We analyze the statistics of gaps ($\Delta H$) between successive avalanches in one dimensional random field Ising models (RFIMs) in an external field $H$ at zero temperature. In the first part of the paper we study the nearest-neighbour ferromagnetic RFIM. We map the sequence of avalanches in this system to a non-homogeneous Poisson process with an $H$-dependent rate $\rho(H)$. We use this to analytically compute the distribution of gaps $P(\Delta H)$ between avalanches as the field is increased monotonically from $-\infty$ to $+\infty$. We show that $P(\Delta H)$ tends to a constant $\mathcal{C}(R)$ as $\Delta H \to 0^+$, which displays a non-trivial behaviour with the strength of disorder $R$. We verify our predictions with numerical simulations.
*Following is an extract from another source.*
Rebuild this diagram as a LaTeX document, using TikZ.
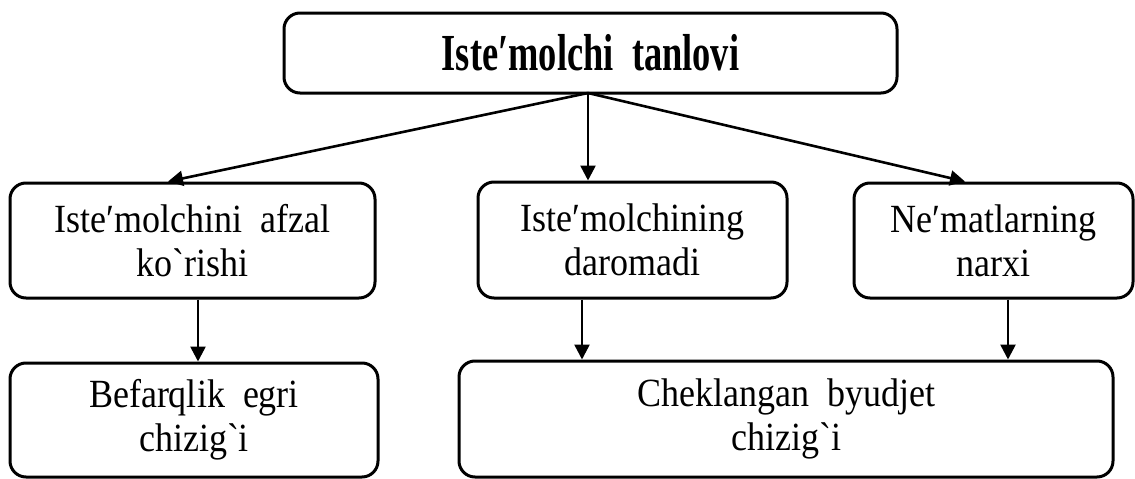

In the second part of the paper, motivated by avalanche gap distributions in driven disordered amorphous solids, we study a long-range antiferromagnetic RFIM. This model displays a gapped behaviour $P(\Delta H) = 0$ up to a system size dependent offset value $\Delta H_{\text{off}}$, and $P(\Delta H) \sim (\Delta H - \Delta H_{\text{off}})^{\theta}$ as $\Delta H \to H_{\text{off}}^+$. We perform numerical simulations on this model and determine $\theta \approx 0.95(5)$. We also discuss mechanisms which would lead to a non-zero exponent $\theta$ for general spin models with quenched random fields.